> _WHAT IS EXPECTED_:
In your copy, leave out the pictures; write out all the data exactly.

--- start DATA SEGMENT ---

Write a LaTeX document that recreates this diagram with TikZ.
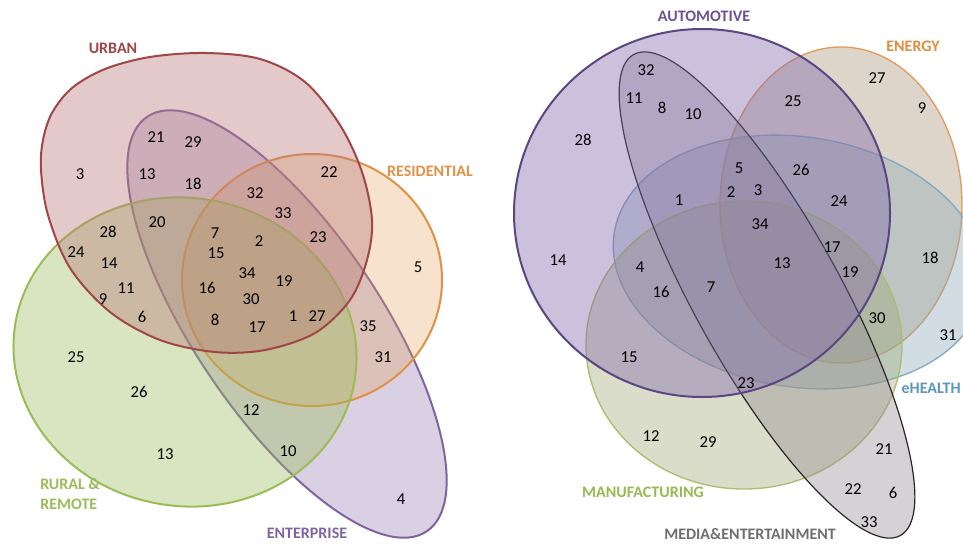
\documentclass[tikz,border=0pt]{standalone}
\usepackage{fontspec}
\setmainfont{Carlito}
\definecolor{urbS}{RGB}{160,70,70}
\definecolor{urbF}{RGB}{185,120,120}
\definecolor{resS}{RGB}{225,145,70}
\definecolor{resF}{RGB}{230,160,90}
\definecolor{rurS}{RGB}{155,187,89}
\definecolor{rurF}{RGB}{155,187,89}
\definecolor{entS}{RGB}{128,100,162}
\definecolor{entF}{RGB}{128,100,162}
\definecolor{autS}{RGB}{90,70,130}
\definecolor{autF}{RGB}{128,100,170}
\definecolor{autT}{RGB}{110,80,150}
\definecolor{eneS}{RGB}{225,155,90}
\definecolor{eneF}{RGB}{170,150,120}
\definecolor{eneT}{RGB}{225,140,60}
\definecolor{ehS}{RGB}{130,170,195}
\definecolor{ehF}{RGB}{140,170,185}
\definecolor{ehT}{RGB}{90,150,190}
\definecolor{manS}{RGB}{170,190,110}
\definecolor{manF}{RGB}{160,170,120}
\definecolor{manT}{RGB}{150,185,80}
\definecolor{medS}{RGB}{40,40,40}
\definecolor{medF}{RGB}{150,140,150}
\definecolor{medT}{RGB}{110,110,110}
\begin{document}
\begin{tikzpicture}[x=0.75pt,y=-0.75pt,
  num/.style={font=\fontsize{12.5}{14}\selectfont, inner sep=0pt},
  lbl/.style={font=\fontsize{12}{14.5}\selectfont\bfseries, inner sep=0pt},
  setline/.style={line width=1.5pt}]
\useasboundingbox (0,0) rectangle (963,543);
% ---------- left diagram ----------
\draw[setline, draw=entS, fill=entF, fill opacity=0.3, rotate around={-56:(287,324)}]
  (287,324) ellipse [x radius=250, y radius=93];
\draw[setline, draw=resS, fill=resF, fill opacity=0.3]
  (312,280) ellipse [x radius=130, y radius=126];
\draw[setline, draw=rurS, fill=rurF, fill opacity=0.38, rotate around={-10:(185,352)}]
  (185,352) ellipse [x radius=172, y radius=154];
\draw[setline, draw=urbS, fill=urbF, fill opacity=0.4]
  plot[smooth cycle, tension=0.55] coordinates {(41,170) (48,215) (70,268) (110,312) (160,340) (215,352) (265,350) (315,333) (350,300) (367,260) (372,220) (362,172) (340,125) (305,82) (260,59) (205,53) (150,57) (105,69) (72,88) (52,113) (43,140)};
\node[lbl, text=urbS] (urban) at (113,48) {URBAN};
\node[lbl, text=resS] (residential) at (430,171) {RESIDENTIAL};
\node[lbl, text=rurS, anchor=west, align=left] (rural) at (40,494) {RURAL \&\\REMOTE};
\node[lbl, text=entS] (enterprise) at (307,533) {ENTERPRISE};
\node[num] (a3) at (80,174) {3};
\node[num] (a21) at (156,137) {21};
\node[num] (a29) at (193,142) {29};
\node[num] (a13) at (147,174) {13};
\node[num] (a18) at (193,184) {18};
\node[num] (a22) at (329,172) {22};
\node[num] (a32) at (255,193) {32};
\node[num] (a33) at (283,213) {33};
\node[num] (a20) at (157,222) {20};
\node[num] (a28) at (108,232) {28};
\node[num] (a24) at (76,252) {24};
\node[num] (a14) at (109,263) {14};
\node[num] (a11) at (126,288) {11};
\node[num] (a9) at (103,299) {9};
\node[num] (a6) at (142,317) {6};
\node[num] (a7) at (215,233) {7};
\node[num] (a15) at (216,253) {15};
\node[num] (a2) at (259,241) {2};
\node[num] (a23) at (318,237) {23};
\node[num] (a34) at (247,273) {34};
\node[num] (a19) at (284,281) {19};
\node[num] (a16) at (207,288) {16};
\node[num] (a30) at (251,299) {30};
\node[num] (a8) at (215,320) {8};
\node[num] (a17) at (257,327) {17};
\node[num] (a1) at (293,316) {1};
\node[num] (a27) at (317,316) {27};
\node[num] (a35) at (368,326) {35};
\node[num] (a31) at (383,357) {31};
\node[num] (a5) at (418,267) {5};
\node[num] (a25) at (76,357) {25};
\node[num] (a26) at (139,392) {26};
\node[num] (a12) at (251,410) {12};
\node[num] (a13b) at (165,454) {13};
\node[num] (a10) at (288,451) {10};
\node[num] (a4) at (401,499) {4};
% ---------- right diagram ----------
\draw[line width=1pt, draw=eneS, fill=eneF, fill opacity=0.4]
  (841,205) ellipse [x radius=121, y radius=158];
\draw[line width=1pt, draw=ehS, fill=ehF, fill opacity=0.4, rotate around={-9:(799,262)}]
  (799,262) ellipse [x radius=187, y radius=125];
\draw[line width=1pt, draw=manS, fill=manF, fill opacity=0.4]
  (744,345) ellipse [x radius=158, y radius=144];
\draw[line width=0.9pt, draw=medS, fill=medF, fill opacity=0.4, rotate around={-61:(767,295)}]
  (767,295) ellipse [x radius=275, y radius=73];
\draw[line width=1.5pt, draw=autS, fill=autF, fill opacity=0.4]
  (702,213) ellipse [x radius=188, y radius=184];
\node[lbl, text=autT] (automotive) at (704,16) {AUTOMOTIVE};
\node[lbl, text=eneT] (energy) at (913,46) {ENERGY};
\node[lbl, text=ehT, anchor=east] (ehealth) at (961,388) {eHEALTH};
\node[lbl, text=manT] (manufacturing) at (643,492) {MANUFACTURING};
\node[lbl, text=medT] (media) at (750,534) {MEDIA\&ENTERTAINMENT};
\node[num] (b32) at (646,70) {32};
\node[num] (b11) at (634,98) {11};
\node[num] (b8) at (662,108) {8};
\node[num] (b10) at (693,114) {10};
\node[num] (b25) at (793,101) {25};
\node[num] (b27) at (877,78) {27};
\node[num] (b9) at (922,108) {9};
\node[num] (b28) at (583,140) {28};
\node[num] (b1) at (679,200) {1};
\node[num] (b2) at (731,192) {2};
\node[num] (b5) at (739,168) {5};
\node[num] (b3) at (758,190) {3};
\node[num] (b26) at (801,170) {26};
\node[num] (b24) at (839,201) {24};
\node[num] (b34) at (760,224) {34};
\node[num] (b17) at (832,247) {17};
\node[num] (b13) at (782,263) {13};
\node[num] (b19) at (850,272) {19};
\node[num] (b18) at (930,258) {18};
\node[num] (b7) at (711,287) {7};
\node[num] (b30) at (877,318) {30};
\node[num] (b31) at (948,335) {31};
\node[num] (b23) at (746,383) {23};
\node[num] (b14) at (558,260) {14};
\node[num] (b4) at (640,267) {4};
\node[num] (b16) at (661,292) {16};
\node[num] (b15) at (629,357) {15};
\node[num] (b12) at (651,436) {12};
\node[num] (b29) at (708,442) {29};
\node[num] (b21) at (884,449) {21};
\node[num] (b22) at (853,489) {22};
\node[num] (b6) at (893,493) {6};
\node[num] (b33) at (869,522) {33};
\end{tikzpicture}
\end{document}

--- end DATA SEGMENT ---

> _WRITTEN RESPONSE_:
Write a LaTeX document that recreates this diagram with TikZ.
\documentclass[tikz,border=0pt]{standalone}
\usepackage{fontspec}
\setmainfont{Carlito}
\definecolor{urbS}{RGB}{160,70,70}
\definecolor{urbF}{RGB}{185,120,120}
\definecolor{resS}{RGB}{225,145,70}
\definecolor{resF}{RGB}{230,160,90}
\definecolor{rurS}{RGB}{155,187,89}
\definecolor{rurF}{RGB}{155,187,89}
\definecolor{entS}{RGB}{128,100,162}
\definecolor{entF}{RGB}{128,100,162}
\definecolor{autS}{RGB}{90,70,130}
\definecolor{autF}{RGB}{128,100,170}
\definecolor{autT}{RGB}{110,80,150}
\definecolor{eneS}{RGB}{225,155,90}
\definecolor{eneF}{RGB}{170,150,120}
\definecolor{eneT}{RGB}{225,140,60}
\definecolor{ehS}{RGB}{130,170,195}
\definecolor{ehF}{RGB}{140,170,185}
\definecolor{ehT}{RGB}{90,150,190}
\definecolor{manS}{RGB}{170,190,110}
\definecolor{manF}{RGB}{160,170,120}
\definecolor{manT}{RGB}{150,185,80}
\definecolor{medS}{RGB}{40,40,40}
\definecolor{medF}{RGB}{150,140,150}
\definecolor{medT}{RGB}{110,110,110}
\begin{document}
\begin{tikzpicture}[x=0.75pt,y=-0.75pt,
  num/.style={font=\fontsize{12.5}{14}\selectfont, inner sep=0pt},
  lbl/.style={font=\fontsize{12}{14.5}\selectfont\bfseries, inner sep=0pt},
  setline/.style={line width=1.5pt}]
\useasboundingbox (0,0) rectangle (963,543);
% ---------- left diagram ----------
\draw[setline, draw=entS, fill=entF, fill opacity=0.3, rotate around={-56:(287,324)}]
  (287,324) ellipse [x radius=250, y radius=93];
\draw[setline, draw=resS, fill=resF, fill opacity=0.3]
  (312,280) ellipse [x radius=130, y radius=126];
\draw[setline, draw=rurS, fill=rurF, fill opacity=0.38, rotate around={-10:(185,352)}]
  (185,352) ellipse [x radius=172, y radius=154];
\draw[setline, draw=urbS, fill=urbF, fill opacity=0.4]
  plot[smooth cycle, tension=0.55] coordinates {(41,170) (48,215) (70,268) (110,312) (160,340) (215,352) (265,350) (315,333) (350,300) (367,260) (372,220) (362,172) (340,125) (305,82) (260,59) (205,53) (150,57) (105,69) (72,88) (52,113) (43,140)};
\node[lbl, text=urbS] (urban) at (113,48) {URBAN};
\node[lbl, text=resS] (residential) at (430,171) {RESIDENTIAL};
\node[lbl, text=rurS, anchor=west, align=left] (rural) at (40,494) {RURAL \&\\REMOTE};
\node[lbl, text=entS] (enterprise) at (307,533) {ENTERPRISE};
\node[num] (a3) at (80,174) {3};
\node[num] (a21) at (156,137) {21};
\node[num] (a29) at (193,142) {29};
\node[num] (a13) at (147,174) {13};
\node[num] (a18) at (193,184) {18};
\node[num] (a22) at (329,172) {22};
\node[num] (a32) at (255,193) {32};
\node[num] (a33) at (283,213) {33};
\node[num] (a20) at (157,222) {20};
\node[num] (a28) at (108,232) {28};
\node[num] (a24) at (76,252) {24};
\node[num] (a14) at (109,263) {14};
\node[num] (a11) at (126,288) {11};
\node[num] (a9) at (103,299) {9};
\node[num] (a6) at (142,317) {6};
\node[num] (a7) at (215,233) {7};
\node[num] (a15) at (216,253) {15};
\node[num] (a2) at (259,241) {2};
\node[num] (a23) at (318,237) {23};
\node[num] (a34) at (247,273) {34};
\node[num] (a19) at (284,281) {19};
\node[num] (a16) at (207,288) {16};
\node[num] (a30) at (251,299) {30};
\node[num] (a8) at (215,320) {8};
\node[num] (a17) at (257,327) {17};
\node[num] (a1) at (293,316) {1};
\node[num] (a27) at (317,316) {27};
\node[num] (a35) at (368,326) {35};
\node[num] (a31) at (383,357) {31};
\node[num] (a5) at (418,267) {5};
\node[num] (a25) at (76,357) {25};
\node[num] (a26) at (139,392) {26};
\node[num] (a12) at (251,410) {12};
\node[num] (a13b) at (165,454) {13};
\node[num] (a10) at (288,451) {10};
\node[num] (a4) at (401,499) {4};
% ---------- right diagram ----------
\draw[line width=1pt, draw=eneS, fill=eneF, fill opacity=0.4]
  (841,205) ellipse [x radius=121, y radius=158];
\draw[line width=1pt, draw=ehS, fill=ehF, fill opacity=0.4, rotate around={-9:(799,262)}]
  (799,262) ellipse [x radius=187, y radius=125];
\draw[line width=1pt, draw=manS, fill=manF, fill opacity=0.4]
  (744,345) ellipse [x radius=158, y radius=144];
\draw[line width=0.9pt, draw=medS, fill=medF, fill opacity=0.4, rotate around={-61:(767,295)}]
  (767,295) ellipse [x radius=275, y radius=73];
\draw[line width=1.5pt, draw=autS, fill=autF, fill opacity=0.4]
  (702,213) ellipse [x radius=188, y radius=184];
\node[lbl, text=autT] (automotive) at (704,16) {AUTOMOTIVE};
\node[lbl, text=eneT] (energy) at (913,46) {ENERGY};
\node[lbl, text=ehT, anchor=east] (ehealth) at (961,388) {eHEALTH};
\node[lbl, text=manT] (manufacturing) at (643,492) {MANUFACTURING};
\node[lbl, text=medT] (media) at (750,534) {MEDIA\&ENTERTAINMENT};
\node[num] (b32) at (646,70) {32};
\node[num] (b11) at (634,98) {11};
\node[num] (b8) at (662,108) {8};
\node[num] (b10) at (693,114) {10};
\node[num] (b25) at (793,101) {25};
\node[num] (b27) at (877,78) {27};
\node[num] (b9) at (922,108) {9};
\node[num] (b28) at (583,140) {28};
\node[num] (b1) at (679,200) {1};
\node[num] (b2) at (731,192) {2};
\node[num] (b5) at (739,168) {5};
\node[num] (b3) at (758,190) {3};
\node[num] (b26) at (801,170) {26};
\node[num] (b24) at (839,201) {24};
\node[num] (b34) at (760,224) {34};
\node[num] (b17) at (832,247) {17};
\node[num] (b13) at (782,263) {13};
\node[num] (b19) at (850,272) {19};
\node[num] (b18) at (930,258) {18};
\node[num] (b7) at (711,287) {7};
\node[num] (b30) at (877,318) {30};
\node[num] (b31) at (948,335) {31};
\node[num] (b23) at (746,383) {23};
\node[num] (b14) at (558,260) {14};
\node[num] (b4) at (640,267) {4};
\node[num] (b16) at (661,292) {16};
\node[num] (b15) at (629,357) {15};
\node[num] (b12) at (651,436) {12};
\node[num] (b29) at (708,442) {29};
\node[num] (b21) at (884,449) {21};
\node[num] (b22) at (853,489) {22};
\node[num] (b6) at (893,493) {6};
\node[num] (b33) at (869,522) {33};
\end{tikzpicture}
\end{document}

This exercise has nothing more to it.